Given instruction ▸ Each record below is to be copied word for word, with pictures removed.

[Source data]
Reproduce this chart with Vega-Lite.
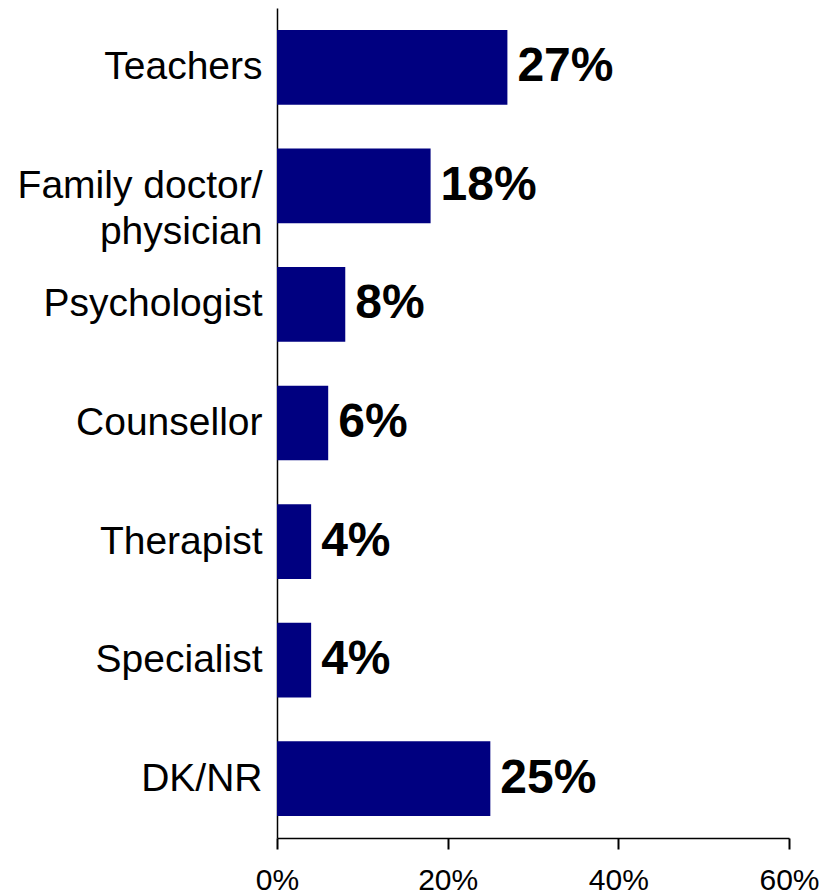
{
  "$schema": "https://vega.github.io/schema/vega-lite/v6.json",
  "width": 512,
  "height": 830,
  "autosize": "none",
  "padding": {"left": 277, "top": 8, "right": 45, "bottom": 57},
  "background": "white",
  "config": {"view": {"stroke": null}},
  "data": {
    "values": [
      {"source": "Teachers", "share": 0.27},
      {"source": "Family doctor/ physician", "share": 0.18},
      {"source": "Psychologist", "share": 0.08},
      {"source": "Counsellor", "share": 0.06},
      {"source": "Therapist", "share": 0.04},
      {"source": "Specialist", "share": 0.04},
      {"source": "DK/NR", "share": 0.25}
    ]
  },
  "encoding": {
    "y": {
      "field": "source",
      "type": "nominal",
      "sort": null,
      "scale": {"paddingInner": 0.37, "paddingOuter": 0.185},
      "axis": {
        "title": null,
        "ticks": false,
        "domainColor": "black",
        "domainWidth": 1.5,
        "labelFont": "Liberation Sans",
        "labelFontSize": 39,
        "labelColor": "black",
        "labelPadding": 15,
        "labelLimit": 400,
        "labelLineHeight": 46,
        "labelExpr": "datum.value == 'Family doctor/ physician' ? ['Family doctor/', 'physician'] : datum.label"
      }
    }
  },
  "layer": [
    {
      "mark": {"type": "bar", "color": "#000080"},
      "encoding": {
        "x": {
          "field": "share",
          "type": "quantitative",
          "scale": {"domain": [0, 0.6], "nice": false},
          "axis": {
            "title": null,
            "format": ".0%",
            "values": [0, 0.2, 0.4, 0.6],
            "grid": false,
            "domainColor": "black",
            "domainWidth": 1.5,
            "tickColor": "black",
            "tickWidth": 2,
            "tickSize": 11,
            "labelFont": "Liberation Sans",
            "labelFontSize": 30,
            "labelColor": "black",
            "labelPadding": 16,
            "labelFlush": false
          }
        }
      }
    },
    {
      "mark": {"type": "text", "align": "left", "baseline": "middle", "dx": 10, "font": "Liberation Sans", "fontWeight": "bold", "fontSize": 48, "color": "black"},
      "encoding": {
        "x": {"field": "share", "type": "quantitative"},
        "text": {"field": "share", "type": "quantitative", "format": ".0%"}
      }
    }
  ]
}
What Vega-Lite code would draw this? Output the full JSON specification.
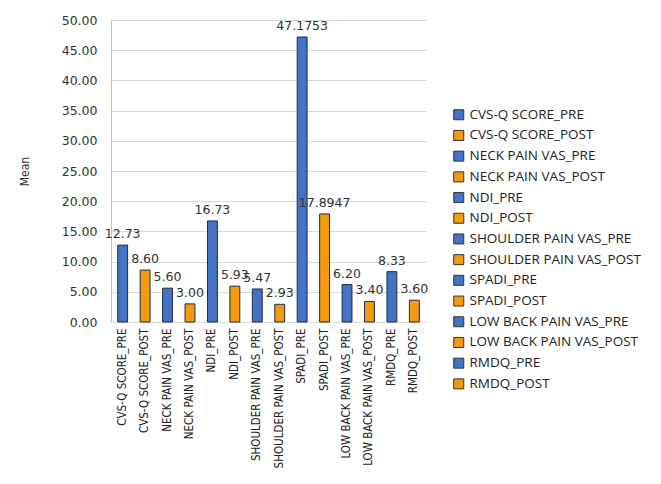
{
  "$schema": "https://vega.github.io/schema/vega-lite/v6.json",
  "width": 315,
  "height": 302,
  "padding": {"left": 18, "top": 14, "right": 5, "bottom": 5},
  "background": "white",
  "config": {
    "view": {"stroke": null},
    "font": "DejaVu Sans"
  },
  "data": {
    "values": [
      {"measure": "CVS-Q SCORE_PRE", "mean": 12.73, "label": "12.73"},
      {"measure": "CVS-Q SCORE_POST", "mean": 8.6, "label": "8.60"},
      {"measure": "NECK PAIN VAS_PRE", "mean": 5.6, "label": "5.60"},
      {"measure": "NECK PAIN VAS_POST", "mean": 3.0, "label": "3.00"},
      {"measure": "NDI_PRE", "mean": 16.73, "label": "16.73"},
      {"measure": "NDI_POST", "mean": 5.93, "label": "5.93"},
      {"measure": "SHOULDER PAIN VAS_PRE", "mean": 5.47, "label": "5.47"},
      {"measure": "SHOULDER PAIN VAS_POST", "mean": 2.93, "label": "2.93"},
      {"measure": "SPADI_PRE", "mean": 47.1753, "label": "47.1753"},
      {"measure": "SPADI_POST", "mean": 17.8947, "label": "17.8947"},
      {"measure": "LOW BACK PAIN VAS_PRE", "mean": 6.2, "label": "6.20"},
      {"measure": "LOW BACK PAIN VAS_POST", "mean": 3.4, "label": "3.40"},
      {"measure": "RMDQ_PRE", "mean": 8.33, "label": "8.33"},
      {"measure": "RMDQ_POST", "mean": 3.6, "label": "3.60"}
    ]
  },
  "encoding": {
    "x": {
      "field": "measure",
      "type": "nominal",
      "sort": null,
      "scale": {"paddingInner": 0.56, "paddingOuter": 0.3},
      "axis": {
        "title": null,
        "labelAngle": -90,
        "labelFont": "DejaVu Sans Condensed",
        "labelFontSize": 11.5,
        "labelColor": "#222222",
        "labelPadding": 6,
        "ticks": false,
        "domain": false,
        "labelLimit": 200
      }
    },
    "y": {
      "field": "mean",
      "type": "quantitative",
      "scale": {"domain": [0, 50]},
      "axis": {
        "title": "Mean",
        "titleFont": "DejaVu Sans Condensed",
        "titleFontSize": 12,
        "titleFontWeight": "normal",
        "titleColor": "#333333",
        "titlePadding": 30,
        "format": ".2f",
        "values": [0, 5, 10, 15, 20, 25, 30, 35, 40, 45, 50],
        "labelOverlap": false,
        "labelFontSize": 12.5,
        "labelColor": "#333333",
        "labelPadding": 14,
        "ticks": false,
        "domainColor": "#bfbfbf",
        "gridColor": "#d9d9d9"
      }
    }
  },
  "layer": [
    {
      "mark": {"type": "bar", "stroke": "#1f2a44", "strokeWidth": 1},
      "encoding": {
        "color": {
          "field": "measure",
          "type": "nominal",
          "sort": null,
          "scale": {
            "domain": [
              "CVS-Q SCORE_PRE", "CVS-Q SCORE_POST",
              "NECK PAIN VAS_PRE", "NECK PAIN VAS_POST",
              "NDI_PRE", "NDI_POST",
              "SHOULDER PAIN VAS_PRE", "SHOULDER PAIN VAS_POST",
              "SPADI_PRE", "SPADI_POST",
              "LOW BACK PAIN VAS_PRE", "LOW BACK PAIN VAS_POST",
              "RMDQ_PRE", "RMDQ_POST"
            ],
            "range": [
              "#4472c4", "#f59a0c", "#4472c4", "#f59a0c", "#4472c4", "#f59a0c",
              "#4472c4", "#f59a0c", "#4472c4", "#f59a0c", "#4472c4", "#f59a0c",
              "#4472c4", "#f59a0c"
            ]
          },
          "legend": {
            "title": null,
            "orient": "none",
            "legendX": 341,
            "legendY": 88,
            "symbolType": "square",
            "symbolSize": 100,
            "symbolStrokeColor": "#333333",
            "symbolStrokeWidth": 1,
            "labelFont": "Open Sans",
            "labelFontSize": 13.5,
            "labelColor": "#222222",
            "labelLimit": 400,
            "rowPadding": 5.7,
            "labelOffset": 4
          }
        }
      }
    },
    {
      "mark": {"type": "text", "baseline": "bottom", "dy": -4, "fontSize": 12.5, "color": "#333333"},
      "encoding": {"text": {"field": "label"}}
    }
  ]
}
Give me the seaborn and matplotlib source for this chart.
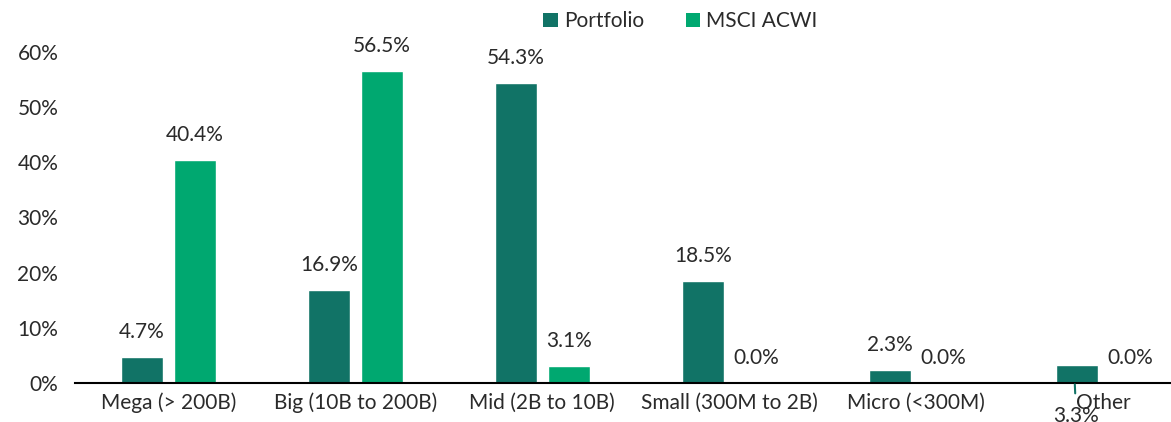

Solution below ▸
Reproduce this chart with Vega-Lite.
{
  "$schema": "https://vega.github.io/schema/vega-lite/v6.json",
  "width": 512,
  "height": 830,
  "autosize": "none",
  "padding": {"left": 277, "top": 8, "right": 45, "bottom": 57},
  "background": "white",
  "config": {"view": {"stroke": null}},
  "data": {
    "values": [
      {"source": "Teachers", "share": 0.27},
      {"source": "Family doctor/ physician", "share": 0.18},
      {"source": "Psychologist", "share": 0.08},
      {"source": "Counsellor", "share": 0.06},
      {"source": "Therapist", "share": 0.04},
      {"source": "Specialist", "share": 0.04},
      {"source": "DK/NR", "share": 0.25}
    ]
  },
  "encoding": {
    "y": {
      "field": "source",
      "type": "nominal",
      "sort": null,
      "scale": {"paddingInner": 0.37, "paddingOuter": 0.185},
      "axis": {
        "title": null,
        "ticks": false,
        "domainColor": "black",
        "domainWidth": 1.5,
        "labelFont": "Liberation Sans",
        "labelFontSize": 39,
        "labelColor": "black",
        "labelPadding": 15,
        "labelLimit": 400,
        "labelLineHeight": 46,
        "labelExpr": "datum.value == 'Family doctor/ physician' ? ['Family doctor/', 'physician'] : datum.label"
      }
    }
  },
  "layer": [
    {
      "mark": {"type": "bar", "color": "#000080"},
      "encoding": {
        "x": {
          "field": "share",
          "type": "quantitative",
          "scale": {"domain": [0, 0.6], "nice": false},
          "axis": {
            "title": null,
            "format": ".0%",
            "values": [0, 0.2, 0.4, 0.6],
            "grid": false,
            "domainColor": "black",
            "domainWidth": 1.5,
            "tickColor": "black",
            "tickWidth": 2,
            "tickSize": 11,
            "labelFont": "Liberation Sans",
            "labelFontSize": 30,
            "labelColor": "black",
            "labelPadding": 16,
            "labelFlush": false
          }
        }
      }
    },
    {
      "mark": {"type": "text", "align": "left", "baseline": "middle", "dx": 10, "font": "Liberation Sans", "fontWeight": "bold", "fontSize": 48, "color": "black"},
      "encoding": {
        "x": {"field": "share", "type": "quantitative"},
        "text": {"field": "share", "type": "quantitative", "format": ".0%"}
      }
    }
  ]
}
What Vega-Lite code would draw this? Output the full JSON specification.
{
  "$schema": "https://vega.github.io/schema/vega-lite/v6.json",
  "width": 315,
  "height": 302,
  "padding": {"left": 18, "top": 14, "right": 5, "bottom": 5},
  "background": "white",
  "config": {
    "view": {"stroke": null},
    "font": "DejaVu Sans"
  },
  "data": {
    "values": [
      {"measure": "CVS-Q SCORE_PRE", "mean": 12.73, "label": "12.73"},
      {"measure": "CVS-Q SCORE_POST", "mean": 8.6, "label": "8.60"},
      {"measure": "NECK PAIN VAS_PRE", "mean": 5.6, "label": "5.60"},
      {"measure": "NECK PAIN VAS_POST", "mean": 3.0, "label": "3.00"},
      {"measure": "NDI_PRE", "mean": 16.73, "label": "16.73"},
      {"measure": "NDI_POST", "mean": 5.93, "label": "5.93"},
      {"measure": "SHOULDER PAIN VAS_PRE", "mean": 5.47, "label": "5.47"},
      {"measure": "SHOULDER PAIN VAS_POST", "mean": 2.93, "label": "2.93"},
      {"measure": "SPADI_PRE", "mean": 47.1753, "label": "47.1753"},
      {"measure": "SPADI_POST", "mean": 17.8947, "label": "17.8947"},
      {"measure": "LOW BACK PAIN VAS_PRE", "mean": 6.2, "label": "6.20"},
      {"measure": "LOW BACK PAIN VAS_POST", "mean": 3.4, "label": "3.40"},
      {"measure": "RMDQ_PRE", "mean": 8.33, "label": "8.33"},
      {"measure": "RMDQ_POST", "mean": 3.6, "label": "3.60"}
    ]
  },
  "encoding": {
    "x": {
      "field": "measure",
      "type": "nominal",
      "sort": null,
      "scale": {"paddingInner": 0.56, "paddingOuter": 0.3},
      "axis": {
        "title": null,
        "labelAngle": -90,
        "labelFont": "DejaVu Sans Condensed",
        "labelFontSize": 11.5,
        "labelColor": "#222222",
        "labelPadding": 6,
        "ticks": false,
        "domain": false,
        "labelLimit": 200
      }
    },
    "y": {
      "field": "mean",
      "type": "quantitative",
      "scale": {"domain": [0, 50]},
      "axis": {
        "title": "Mean",
        "titleFont": "DejaVu Sans Condensed",
        "titleFontSize": 12,
        "titleFontWeight": "normal",
        "titleColor": "#333333",
        "titlePadding": 30,
        "format": ".2f",
        "values": [0, 5, 10, 15, 20, 25, 30, 35, 40, 45, 50],
        "labelOverlap": false,
        "labelFontSize": 12.5,
        "labelColor": "#333333",
        "labelPadding": 14,
        "ticks": false,
        "domainColor": "#bfbfbf",
        "gridColor": "#d9d9d9"
      }
    }
  },
  "layer": [
    {
      "mark": {"type": "bar", "stroke": "#1f2a44", "strokeWidth": 1},
      "encoding": {
        "color": {
          "field": "measure",
          "type": "nominal",
          "sort": null,
          "scale": {
            "domain": [
              "CVS-Q SCORE_PRE", "CVS-Q SCORE_POST",
              "NECK PAIN VAS_PRE", "NECK PAIN VAS_POST",
              "NDI_PRE", "NDI_POST",
              "SHOULDER PAIN VAS_PRE", "SHOULDER PAIN VAS_POST",
              "SPADI_PRE", "SPADI_POST",
              "LOW BACK PAIN VAS_PRE", "LOW BACK PAIN VAS_POST",
              "RMDQ_PRE", "RMDQ_POST"
            ],
            "range": [
              "#4472c4", "#f59a0c", "#4472c4", "#f59a0c", "#4472c4", "#f59a0c",
              "#4472c4", "#f59a0c", "#4472c4", "#f59a0c", "#4472c4", "#f59a0c",
              "#4472c4", "#f59a0c"
            ]
          },
          "legend": {
            "title": null,
            "orient": "none",
            "legendX": 341,
            "legendY": 88,
            "symbolType": "square",
            "symbolSize": 100,
            "symbolStrokeColor": "#333333",
            "symbolStrokeWidth": 1,
            "labelFont": "Open Sans",
            "labelFontSize": 13.5,
            "labelColor": "#222222",
            "labelLimit": 400,
            "rowPadding": 5.7,
            "labelOffset": 4
          }
        }
      }
    },
    {
      "mark": {"type": "text", "baseline": "bottom", "dy": -4, "fontSize": 12.5, "color": "#333333"},
      "encoding": {"text": {"field": "label"}}
    }
  ]
}
Give me the seaborn and matplotlib source for this chart.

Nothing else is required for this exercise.